Quote the data exactly, first line to the line containing "const westernNames = ['PRH1', 'PRB3', 'PRB2'];", with no pictures.

================================

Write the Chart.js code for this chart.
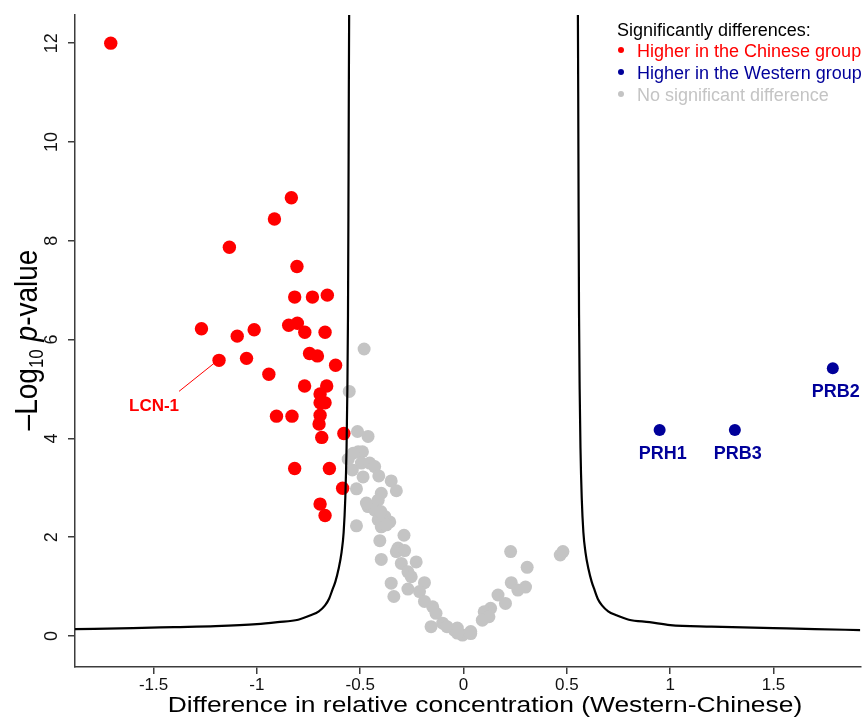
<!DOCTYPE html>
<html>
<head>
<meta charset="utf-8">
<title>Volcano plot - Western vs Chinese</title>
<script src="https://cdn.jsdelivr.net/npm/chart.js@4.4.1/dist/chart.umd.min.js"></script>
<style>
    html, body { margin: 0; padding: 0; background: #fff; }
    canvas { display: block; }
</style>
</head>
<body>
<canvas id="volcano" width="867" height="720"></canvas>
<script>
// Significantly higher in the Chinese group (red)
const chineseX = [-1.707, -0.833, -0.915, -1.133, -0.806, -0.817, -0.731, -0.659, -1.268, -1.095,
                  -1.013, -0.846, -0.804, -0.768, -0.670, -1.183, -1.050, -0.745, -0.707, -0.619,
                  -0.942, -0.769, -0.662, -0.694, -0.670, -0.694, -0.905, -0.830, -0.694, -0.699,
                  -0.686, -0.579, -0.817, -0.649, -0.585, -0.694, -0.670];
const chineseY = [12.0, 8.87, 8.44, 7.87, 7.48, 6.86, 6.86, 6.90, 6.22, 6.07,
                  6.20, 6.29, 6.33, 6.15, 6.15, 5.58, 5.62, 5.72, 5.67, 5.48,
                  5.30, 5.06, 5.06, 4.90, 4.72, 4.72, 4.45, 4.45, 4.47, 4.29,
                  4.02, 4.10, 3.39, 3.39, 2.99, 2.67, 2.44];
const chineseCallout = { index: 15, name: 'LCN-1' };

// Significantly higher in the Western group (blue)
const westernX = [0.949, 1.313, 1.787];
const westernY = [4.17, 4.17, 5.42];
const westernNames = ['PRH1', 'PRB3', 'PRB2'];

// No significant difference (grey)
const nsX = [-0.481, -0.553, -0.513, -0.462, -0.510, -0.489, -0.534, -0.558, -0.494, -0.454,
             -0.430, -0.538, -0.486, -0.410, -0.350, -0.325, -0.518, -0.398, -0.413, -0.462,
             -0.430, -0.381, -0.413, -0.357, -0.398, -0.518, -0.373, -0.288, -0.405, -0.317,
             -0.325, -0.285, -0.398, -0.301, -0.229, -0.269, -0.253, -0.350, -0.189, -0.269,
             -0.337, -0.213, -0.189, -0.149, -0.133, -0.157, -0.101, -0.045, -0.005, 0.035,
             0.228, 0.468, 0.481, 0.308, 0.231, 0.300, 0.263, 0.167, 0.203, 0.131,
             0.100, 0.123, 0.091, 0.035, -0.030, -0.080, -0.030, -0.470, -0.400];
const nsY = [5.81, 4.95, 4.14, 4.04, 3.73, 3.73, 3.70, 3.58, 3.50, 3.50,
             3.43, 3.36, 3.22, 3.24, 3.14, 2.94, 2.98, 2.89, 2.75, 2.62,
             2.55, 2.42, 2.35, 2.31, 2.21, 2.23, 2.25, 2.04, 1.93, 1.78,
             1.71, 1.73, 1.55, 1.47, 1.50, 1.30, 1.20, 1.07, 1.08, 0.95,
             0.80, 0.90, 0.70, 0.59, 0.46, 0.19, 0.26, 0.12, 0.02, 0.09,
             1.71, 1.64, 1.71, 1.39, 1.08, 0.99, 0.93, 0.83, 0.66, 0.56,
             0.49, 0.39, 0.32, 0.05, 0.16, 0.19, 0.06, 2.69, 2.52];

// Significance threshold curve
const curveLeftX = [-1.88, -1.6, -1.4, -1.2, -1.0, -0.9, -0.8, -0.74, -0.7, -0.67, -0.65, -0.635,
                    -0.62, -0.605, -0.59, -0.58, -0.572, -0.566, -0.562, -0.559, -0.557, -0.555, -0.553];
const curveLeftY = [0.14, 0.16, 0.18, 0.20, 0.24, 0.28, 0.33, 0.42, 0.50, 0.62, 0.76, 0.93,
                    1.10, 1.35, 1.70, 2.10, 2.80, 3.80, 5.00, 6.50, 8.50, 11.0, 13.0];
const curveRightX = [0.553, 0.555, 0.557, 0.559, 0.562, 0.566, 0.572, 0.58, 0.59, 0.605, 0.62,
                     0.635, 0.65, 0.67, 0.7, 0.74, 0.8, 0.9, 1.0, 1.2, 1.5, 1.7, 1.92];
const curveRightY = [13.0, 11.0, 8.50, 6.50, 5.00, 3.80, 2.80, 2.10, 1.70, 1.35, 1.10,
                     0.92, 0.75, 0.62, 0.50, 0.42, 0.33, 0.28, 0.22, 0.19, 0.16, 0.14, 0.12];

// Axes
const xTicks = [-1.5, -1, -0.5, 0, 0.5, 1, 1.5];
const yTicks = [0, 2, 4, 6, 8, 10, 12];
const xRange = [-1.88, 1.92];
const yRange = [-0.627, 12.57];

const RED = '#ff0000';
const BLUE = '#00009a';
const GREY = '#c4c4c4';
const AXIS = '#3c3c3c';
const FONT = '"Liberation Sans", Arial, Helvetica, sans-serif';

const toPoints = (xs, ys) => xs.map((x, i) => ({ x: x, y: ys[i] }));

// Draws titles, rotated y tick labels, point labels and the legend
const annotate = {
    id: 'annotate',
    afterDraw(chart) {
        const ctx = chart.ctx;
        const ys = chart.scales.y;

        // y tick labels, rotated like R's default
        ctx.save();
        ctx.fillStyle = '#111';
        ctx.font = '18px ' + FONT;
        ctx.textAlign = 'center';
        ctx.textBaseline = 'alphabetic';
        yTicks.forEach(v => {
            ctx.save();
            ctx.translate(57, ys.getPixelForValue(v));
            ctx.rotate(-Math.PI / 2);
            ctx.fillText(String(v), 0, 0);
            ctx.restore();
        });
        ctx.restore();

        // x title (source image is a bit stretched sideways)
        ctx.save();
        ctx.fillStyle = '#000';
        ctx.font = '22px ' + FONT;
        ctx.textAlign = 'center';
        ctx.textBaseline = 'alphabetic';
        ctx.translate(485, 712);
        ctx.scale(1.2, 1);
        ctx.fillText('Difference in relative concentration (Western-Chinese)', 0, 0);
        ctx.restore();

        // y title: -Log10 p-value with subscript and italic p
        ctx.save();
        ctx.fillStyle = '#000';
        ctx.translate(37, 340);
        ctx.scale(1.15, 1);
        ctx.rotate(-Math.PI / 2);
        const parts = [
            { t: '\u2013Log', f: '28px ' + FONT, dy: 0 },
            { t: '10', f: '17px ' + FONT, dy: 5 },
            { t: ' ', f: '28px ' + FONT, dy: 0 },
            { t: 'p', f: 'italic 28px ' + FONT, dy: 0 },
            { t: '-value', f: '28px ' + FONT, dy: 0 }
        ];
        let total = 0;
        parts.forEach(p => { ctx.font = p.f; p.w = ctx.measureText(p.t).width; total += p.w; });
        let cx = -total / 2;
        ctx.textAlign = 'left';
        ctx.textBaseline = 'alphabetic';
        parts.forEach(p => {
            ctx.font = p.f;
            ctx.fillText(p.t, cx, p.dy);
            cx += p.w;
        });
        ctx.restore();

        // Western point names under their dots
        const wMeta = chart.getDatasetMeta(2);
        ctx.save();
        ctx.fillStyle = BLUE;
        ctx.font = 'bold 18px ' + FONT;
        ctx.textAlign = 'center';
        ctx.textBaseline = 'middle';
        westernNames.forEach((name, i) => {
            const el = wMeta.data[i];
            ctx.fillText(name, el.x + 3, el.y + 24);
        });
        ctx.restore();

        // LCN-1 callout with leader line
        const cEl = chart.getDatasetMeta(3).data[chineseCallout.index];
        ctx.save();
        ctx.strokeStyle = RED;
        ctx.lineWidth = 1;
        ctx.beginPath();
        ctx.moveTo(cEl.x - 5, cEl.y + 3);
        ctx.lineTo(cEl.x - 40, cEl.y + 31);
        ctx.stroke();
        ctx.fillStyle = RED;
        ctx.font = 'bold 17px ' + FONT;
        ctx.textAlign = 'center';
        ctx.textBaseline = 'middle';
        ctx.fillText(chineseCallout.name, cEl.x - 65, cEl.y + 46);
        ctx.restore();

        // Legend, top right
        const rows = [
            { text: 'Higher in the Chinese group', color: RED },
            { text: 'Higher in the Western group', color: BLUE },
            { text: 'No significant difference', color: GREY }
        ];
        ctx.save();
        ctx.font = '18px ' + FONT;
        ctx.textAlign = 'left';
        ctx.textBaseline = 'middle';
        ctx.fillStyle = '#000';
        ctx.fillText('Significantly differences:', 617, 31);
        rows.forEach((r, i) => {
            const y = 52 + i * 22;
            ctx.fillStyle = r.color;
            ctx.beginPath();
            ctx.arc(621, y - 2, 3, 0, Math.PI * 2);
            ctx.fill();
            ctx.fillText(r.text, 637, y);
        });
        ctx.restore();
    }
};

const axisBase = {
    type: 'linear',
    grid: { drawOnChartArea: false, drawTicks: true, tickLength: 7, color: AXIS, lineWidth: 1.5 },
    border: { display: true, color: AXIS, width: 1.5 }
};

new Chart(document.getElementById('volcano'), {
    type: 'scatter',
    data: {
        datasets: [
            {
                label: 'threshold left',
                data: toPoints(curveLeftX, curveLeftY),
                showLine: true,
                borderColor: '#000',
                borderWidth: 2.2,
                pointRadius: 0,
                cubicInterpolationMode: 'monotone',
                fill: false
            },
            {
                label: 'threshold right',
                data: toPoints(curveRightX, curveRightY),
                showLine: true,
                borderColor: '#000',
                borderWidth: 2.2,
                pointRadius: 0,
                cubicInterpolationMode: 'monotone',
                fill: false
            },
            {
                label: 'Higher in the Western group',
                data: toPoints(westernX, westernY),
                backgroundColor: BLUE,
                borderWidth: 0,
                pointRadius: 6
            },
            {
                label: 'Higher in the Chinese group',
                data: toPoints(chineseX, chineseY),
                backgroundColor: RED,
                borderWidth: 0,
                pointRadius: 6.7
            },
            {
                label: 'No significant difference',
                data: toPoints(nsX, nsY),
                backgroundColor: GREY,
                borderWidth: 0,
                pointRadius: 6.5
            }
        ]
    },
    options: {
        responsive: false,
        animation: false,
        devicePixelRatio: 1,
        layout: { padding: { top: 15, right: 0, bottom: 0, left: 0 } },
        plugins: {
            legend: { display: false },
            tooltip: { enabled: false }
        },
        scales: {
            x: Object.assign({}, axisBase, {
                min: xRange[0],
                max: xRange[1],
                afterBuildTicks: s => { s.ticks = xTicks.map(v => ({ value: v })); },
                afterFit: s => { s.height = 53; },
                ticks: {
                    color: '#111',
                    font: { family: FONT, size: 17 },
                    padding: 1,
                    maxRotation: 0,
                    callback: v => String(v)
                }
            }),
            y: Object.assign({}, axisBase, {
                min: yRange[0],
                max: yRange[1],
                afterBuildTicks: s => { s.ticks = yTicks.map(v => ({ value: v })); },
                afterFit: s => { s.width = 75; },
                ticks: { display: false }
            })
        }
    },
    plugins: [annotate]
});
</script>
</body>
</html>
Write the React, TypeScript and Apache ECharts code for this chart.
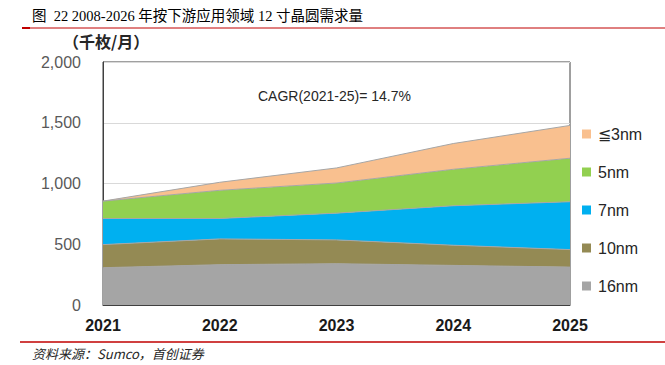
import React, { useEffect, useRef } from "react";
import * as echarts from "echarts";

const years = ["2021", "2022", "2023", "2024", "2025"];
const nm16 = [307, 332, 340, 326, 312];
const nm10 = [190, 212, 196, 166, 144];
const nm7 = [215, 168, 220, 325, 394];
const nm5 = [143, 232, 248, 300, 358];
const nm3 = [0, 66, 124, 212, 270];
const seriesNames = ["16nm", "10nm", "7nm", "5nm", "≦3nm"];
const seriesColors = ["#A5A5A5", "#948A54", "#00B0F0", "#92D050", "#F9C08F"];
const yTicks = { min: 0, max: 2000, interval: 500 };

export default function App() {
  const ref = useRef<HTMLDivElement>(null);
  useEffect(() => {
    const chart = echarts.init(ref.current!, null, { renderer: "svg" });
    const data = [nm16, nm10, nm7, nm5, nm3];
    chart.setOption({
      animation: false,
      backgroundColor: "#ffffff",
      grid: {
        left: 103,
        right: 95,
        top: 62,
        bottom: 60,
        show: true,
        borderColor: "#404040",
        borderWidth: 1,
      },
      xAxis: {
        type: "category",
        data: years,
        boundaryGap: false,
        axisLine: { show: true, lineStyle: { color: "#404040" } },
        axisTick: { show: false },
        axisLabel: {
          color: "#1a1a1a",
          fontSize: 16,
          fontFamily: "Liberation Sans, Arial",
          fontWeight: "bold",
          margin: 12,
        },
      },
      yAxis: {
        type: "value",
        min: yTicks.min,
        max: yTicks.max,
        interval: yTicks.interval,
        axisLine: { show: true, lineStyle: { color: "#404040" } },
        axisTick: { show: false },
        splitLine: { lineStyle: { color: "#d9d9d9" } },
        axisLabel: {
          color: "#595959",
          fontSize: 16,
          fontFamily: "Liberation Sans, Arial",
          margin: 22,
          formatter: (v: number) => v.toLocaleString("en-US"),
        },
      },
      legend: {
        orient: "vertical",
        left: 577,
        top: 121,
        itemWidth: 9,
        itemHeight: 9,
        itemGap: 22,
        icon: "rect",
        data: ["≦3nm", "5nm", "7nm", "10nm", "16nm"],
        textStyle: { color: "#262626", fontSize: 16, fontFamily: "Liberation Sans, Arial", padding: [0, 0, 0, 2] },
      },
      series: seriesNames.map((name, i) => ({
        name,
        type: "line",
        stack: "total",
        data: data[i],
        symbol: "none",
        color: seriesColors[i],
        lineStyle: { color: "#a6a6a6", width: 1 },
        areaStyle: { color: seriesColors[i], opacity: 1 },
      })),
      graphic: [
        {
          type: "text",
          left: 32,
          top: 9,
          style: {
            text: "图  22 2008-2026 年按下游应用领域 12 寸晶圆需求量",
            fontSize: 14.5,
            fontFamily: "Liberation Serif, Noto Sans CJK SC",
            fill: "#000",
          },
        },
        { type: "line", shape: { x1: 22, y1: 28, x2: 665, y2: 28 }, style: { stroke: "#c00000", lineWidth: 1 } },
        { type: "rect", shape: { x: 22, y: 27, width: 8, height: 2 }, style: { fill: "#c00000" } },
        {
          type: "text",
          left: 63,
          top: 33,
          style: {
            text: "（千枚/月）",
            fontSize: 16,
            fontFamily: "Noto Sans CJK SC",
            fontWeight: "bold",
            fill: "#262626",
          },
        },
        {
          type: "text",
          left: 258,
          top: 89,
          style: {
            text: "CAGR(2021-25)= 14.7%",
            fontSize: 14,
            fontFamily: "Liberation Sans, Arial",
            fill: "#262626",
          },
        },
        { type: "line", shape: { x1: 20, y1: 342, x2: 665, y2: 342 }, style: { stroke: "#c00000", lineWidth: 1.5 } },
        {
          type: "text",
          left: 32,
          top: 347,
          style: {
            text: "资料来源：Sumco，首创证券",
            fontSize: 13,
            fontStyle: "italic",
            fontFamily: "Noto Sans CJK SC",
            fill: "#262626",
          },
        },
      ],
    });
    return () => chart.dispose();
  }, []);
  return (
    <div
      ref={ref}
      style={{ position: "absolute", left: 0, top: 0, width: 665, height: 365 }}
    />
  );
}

================================

Response —
Write the Chart.js code for this chart.
<!DOCTYPE html>
<html>
<head>
<meta charset="utf-8">
<title>Volcano plot - Western vs Chinese</title>
<script src="https://cdn.jsdelivr.net/npm/chart.js@4.4.1/dist/chart.umd.min.js"></script>
<style>
    html, body { margin: 0; padding: 0; background: #fff; }
    canvas { display: block; }
</style>
</head>
<body>
<canvas id="volcano" width="867" height="720"></canvas>
<script>
// Significantly higher in the Chinese group (red)
const chineseX = [-1.707, -0.833, -0.915, -1.133, -0.806, -0.817, -0.731, -0.659, -1.268, -1.095,
                  -1.013, -0.846, -0.804, -0.768, -0.670, -1.183, -1.050, -0.745, -0.707, -0.619,
                  -0.942, -0.769, -0.662, -0.694, -0.670, -0.694, -0.905, -0.830, -0.694, -0.699,
                  -0.686, -0.579, -0.817, -0.649, -0.585, -0.694, -0.670];
const chineseY = [12.0, 8.87, 8.44, 7.87, 7.48, 6.86, 6.86, 6.90, 6.22, 6.07,
                  6.20, 6.29, 6.33, 6.15, 6.15, 5.58, 5.62, 5.72, 5.67, 5.48,
                  5.30, 5.06, 5.06, 4.90, 4.72, 4.72, 4.45, 4.45, 4.47, 4.29,
                  4.02, 4.10, 3.39, 3.39, 2.99, 2.67, 2.44];
const chineseCallout = { index: 15, name: 'LCN-1' };

// Significantly higher in the Western group (blue)
const westernX = [0.949, 1.313, 1.787];
const westernY = [4.17, 4.17, 5.42];
const westernNames = ['PRH1', 'PRB3', 'PRB2'];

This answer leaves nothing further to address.